A stable month in March but…March was a good month for the FBMKLCI as the index gained 0.4% MoM to close at 1,863.46 level. PBBANK (+5.91%), NESTLE (+26.54%) and TENAGA (+3.05%) continued to draw interests last month as investors looked for resilient-earnings stocks. On the other hand, our OR Tracker Portfolio posted an average monthly decline of 8.46%, which underperformed the benchmark index’s total returns of +0.39% but was aligned with the FBMSC index’s performance (- 11.1% MoM to 14,856.33). This is not a surprise given that our OR Tracker Portfolio mainly comprised mid-and-small cap companies which valuations are currently in a de-rating process. The overall tracker portfolio performance was negatively impacted by the decline in SASBADI (-34.0%), SUPERLN (-29.1%) and SALUTE (-20.7%) but partially mitigated by a better performance of SCICOM (+10.4%) MYEG (+7.8%) and ELSOFT (+1.2%).

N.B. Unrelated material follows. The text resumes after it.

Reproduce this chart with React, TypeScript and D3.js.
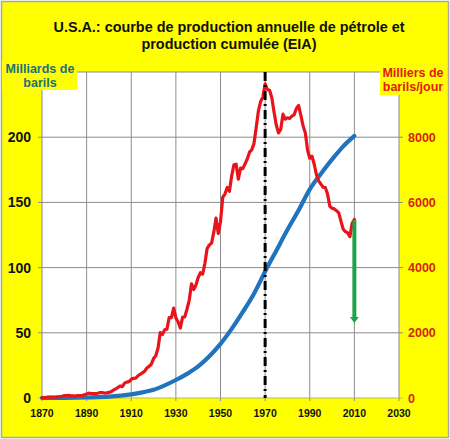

…..swung negatively in April. The relatively stable market sentiment, however, swung negatively in early April on continued fears of a full-blown trade war between the US and China. The FBMKLCI plunged as low as 51.9 point to 1,811.56 (an intra-day low) since the beginning of April before regaining some grounds as fears subsided when the US appeared willing to discuss with China and fix their trade divergences. The trading sentiment, however, turned south again last Friday when as US-China trade fears intensify coupled with the Fed reiterating its intension to hike interest rates and keep inflation under control.

Tracker underperformed the index for the 4th consecutive months. With additional one new stock into our OR tracker list, the Trading Buy list has increased to 32 stocks. Together with 104 stocks in the realised portfolio, the average total return for the tracker stocks (+16.9%) and realised portfolio (+27.8%) since inception in August 2012 is 25.33%, which underperformed the FBMKLCI’s 35.5% for the same period. VITROX (+238.4%) remains as the top performer under our OR unrealised tracker list followed by GKENT (+231.0%) and ELSOFT (+117.3%) while REACH (-58.5%), SASBADI (-55.2%), and SALUTE (-49.0%) are the top three losers. On the other hand, VS (306.02%), PESTECH (+225.92%) and CAB (+166.74%) remain as the top three realised gainers. On the flip side, EATECH (-68.29%) and K1 (-60.39%) and KNM (-45.45%) remained as the top three losers under the realised portfolio.